The problem is applying that instinct uniformly to internal pipeline stages where "safe" means something different. In a data pipeline, "safe" means the caller knows whether the data is valid. A neutral signal object is not safe if the caller cannot tell it apart from a successfully computed neutral signal. An empty list is not safe if the caller cannot tell it apart from legitimately empty data.
The rule is about information, not exceptions: does the caller have enough information to make the right decision?
If the answer is no — if the return value looks identical whether the call succeeded or failed — then you have a fail-open default, and you need to change it.
The Correct Pattern
# Fail-open (wrong for internal pipeline)
def fetch_ohlcv(asset: str) -> list:
try:
return api.get_ohlcv(asset)
except Exception:
return [] # caller cannot distinguish failure from empty
# Fail-loud (correct)
def fetch_ohlcv(asset: str) -> list:
try:
return api.get_ohlcv(asset)
except RateLimitError:
raise DataFetchError(f"Rate limited fetching {asset}")
except NetworkError as e:
raise DataFetchError(f"Network failure fetching {asset}: {e}")
Typed exceptions give the caller information. DataFetchError tells the caller the fetch failed. The caller can then decide: skip this cycle and alert, use cached data from last cycle, halt the pipeline, backfill later. With a silent return [], the caller has no decision to make — it just proceeds on nothing.

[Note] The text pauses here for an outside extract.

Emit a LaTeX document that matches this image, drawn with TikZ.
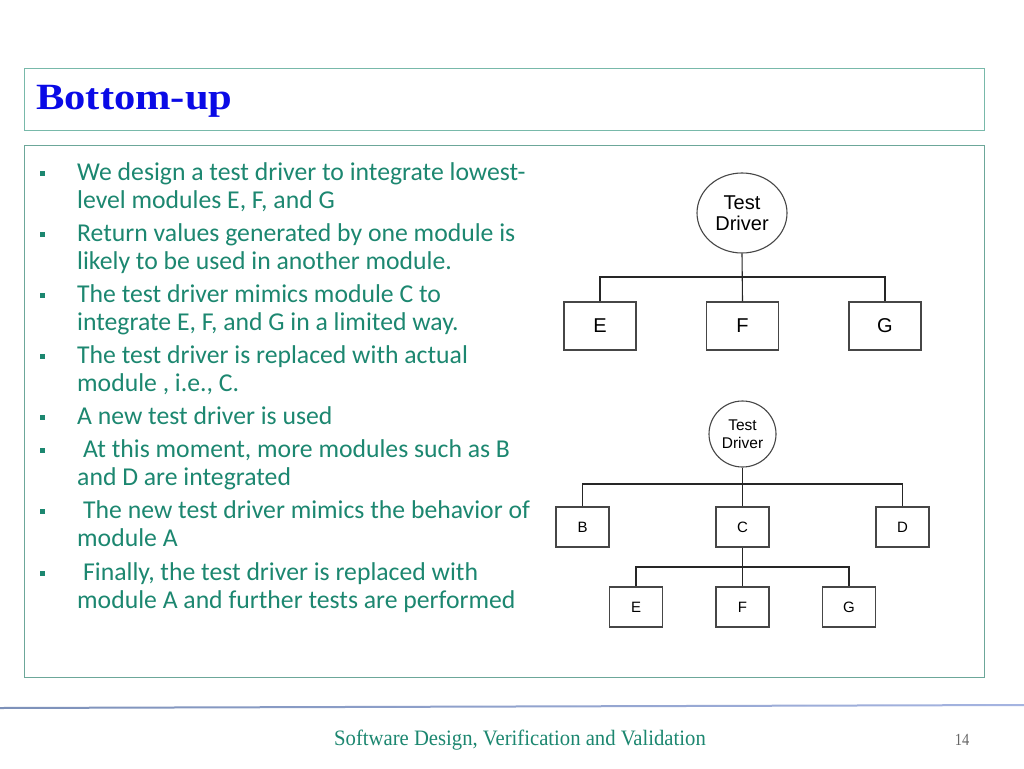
\documentclass[tikz,border=0pt]{standalone}
\usepackage{fontspec}
\setmainfont{Carlito}
\newfontfamily\titlefont{Liberation Serif}
\newfontfamily\diagfont{Liberation Sans}
\usetikzlibrary{shapes.geometric,positioning}

\definecolor{bodyteal}{RGB}{28,135,112}
\definecolor{framecol}{RGB}{120,185,170}
\definecolor{titleblue}{RGB}{10,10,230}
\definecolor{linegray}{RGB}{70,70,70}
\definecolor{rulel}{RGB}{125,145,185}
\definecolor{rulem}{RGB}{70,105,170}
\definecolor{ruler}{RGB}{165,180,225}

\tikzset{
  item/.style={anchor=base west, align=left, inner sep=0pt, text=bodyteal,
    font=\fontsize{25.7}{28}\selectfont},
  modbox/.style={draw=linegray, line width=1.3pt, inner sep=0pt, font=\diagfont},
  bigbox/.style={modbox, minimum width=72, minimum height=48, font=\diagfont\fontsize{20}{22}\selectfont},
  smallbox/.style={modbox, minimum width=53, minimum height=40, font=\diagfont\fontsize{15}{17}\selectfont},
  driver/.style={ellipse, draw=linegray, line width=1.1pt, inner sep=0pt, align=center},
  wire/.style={draw=black!85, line width=1.1pt}
}

\begin{document}
\begin{tikzpicture}[x=1pt,y=-1pt]
  \useasboundingbox (0,0) rectangle (1024,768);
  \fill[white] (0,0) rectangle (1024,768);

  % frames
  \draw[framecol, line width=1pt] (24,68) rectangle (984,130);
  \draw[framecol!90!black, line width=1pt] (24,145) rectangle (984,677);
  \node[anchor=base west, inner sep=0pt, text=titleblue, xscale=1.15,
    font=\titlefont\bfseries\fontsize{37}{40}\selectfont] (title) at (36,109) {Bottom-up};

  % bullets
  \foreach \y in {180,241,302,363,424,457,518,580}
    \fill[bodyteal] (40,\y-9) rectangle ++(5,5);

  % items (anchored at the baseline of their last line)
  \node[item] (item1) at (77,208) {We design a test driver to integrate lowest-\\level modules E, F, and G};
  \node[item] (item2) at (77,269) {Return values generated by one module is\\likely to be used in another module.};
  \node[item] (item3) at (77,330) {The test driver mimics module C to\\integrate E, F, and G in a limited way.};
  \node[item] (item4) at (77,391) {The test driver is replaced with actual\\module , i.e., C.};
  \node[item] (item5) at (77,424) {A new test driver is used};
  \node[item] (item6) at (77,485) {\hspace*{6pt}At this moment, more modules such as B\\and D are integrated};
  \node[item] (item7) at (77,546) {\hspace*{6pt}The new test driver mimics the behavior of\\module A};
  \node[item] (item8) at (77,608) {\hspace*{6pt}Finally, the test driver is replaced with\\module A and further tests are performed};

  % first diagram
  \node[driver, minimum width=90, minimum height=80, font=\diagfont\fontsize{20}{21}\selectfont]
    (drv1) at (742,213) {Test\\Driver};
  \node[bigbox] (E1) at (600,326) {E};
  \node[bigbox] (F1) at (742.5,326) {F};
  \node[bigbox] (G1) at (885,326) {G};
  \coordinate (bus1) at (742,277);
  \draw[wire] (E1.north) |- (bus1) -| (G1.north);
  \draw[wire] (drv1.south) -- (F1.north);

  % second diagram
  \node[driver, minimum width=67, minimum height=66, font=\diagfont\fontsize{15.5}{17.5}\selectfont]
    (drv2) at (742.5,434) {Test\\Driver};
  \node[smallbox] (B2) at (582.5,527) {B};
  \node[smallbox] (C2) at (742.5,527) {C};
  \node[smallbox] (D2) at (902.5,527) {D};
  \node[smallbox] (E2) at (636,607) {E};
  \node[smallbox] (F2) at (742.5,607) {F};
  \node[smallbox] (G2) at (849,607) {G};
  \coordinate (bus2) at (742,484);
  \coordinate (bus3) at (742,567);
  \draw[wire] (B2.north) |- (bus2) -| (D2.north);
  \draw[wire] (drv2.south) -- (C2.north);
  \draw[wire] (E2.north) |- (bus3) -| (G2.north);
  \draw[wire] (C2.south) -- (F2.north);

  % footer
  \shade[left color=rulel, middle color=rulem, right color=ruler]
    (0,707) -- (1024,704) -- (1024,706) -- (0,709) -- cycle;
  \node[anchor=base, inner sep=0pt, text=bodyteal, xscale=0.94,
    font=\titlefont\fontsize{22}{24}\selectfont] (footer) at (520,745) {Software Design, Verification and Validation};
  \node[anchor=base, inner sep=0pt, text=black!60, xscale=0.85,
    font=\titlefont\fontsize{17}{19}\selectfont] (pageno) at (962,745) {14};
\end{tikzpicture}
\end{document}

The pattern is: raise typed exceptions after retries; let callers decide.
User-facing endpoints catch exceptions and return graceful HTTP errors. Internal pipeline stages raise exceptions and surface them to whoever is orchestrating the pipeline. Different layers, different contracts.
The Detection Pattern in Code Audits
# Find except blocks — these are all candidates
grep -n "except.*:" src/*.py | grep -Ev "raise|log|logger"
# The filter removes except blocks that re-raise or log
# What remains: except blocks that silently swallow errors
# Inspect each one: does it return a value that looks like success?
The grep surfaces candidates. Manual inspection determines which ones are fail-open. The question for each: if this except block fires during a production outage, will the caller know?
return []on a list-returning function: fail-open if empty list looks like valid empty datareturn Falseon a boolean-returning function: fail-open if False means "no problem found"return default_signalon a signal function: fail-open if the default signal looks like a computed signalreturn Noneon a function where None is a valid result: fail-open if callers do not check for None
The Checklist for New Functions
Every function that handles failure in an internal pipeline gets three questions before it is committed:
-
Will the caller be able to tell the difference between "empty result" and "failed to fetch"? If no: raise a typed exception, not a default.
-
Is this a user-facing endpoint or an internal pipeline stage? User-facing: graceful default. Internal: raise.
-
If this function fails silently 100 times in a row, will any alert fire? If no: the function is producing invisible failures. Add typed exceptions and let the orchestration layer alert.
The fail-open default is the bug that looks like good engineering. It was written by a careful developer who did not want the system to crash. The problem is not the intent — it is the scope. Graceful degradation is correct at the system boundary. Inside the pipeline, you want fail-loud. You want to know when something breaks. Silent failures are not safe failures. They are invisible ones.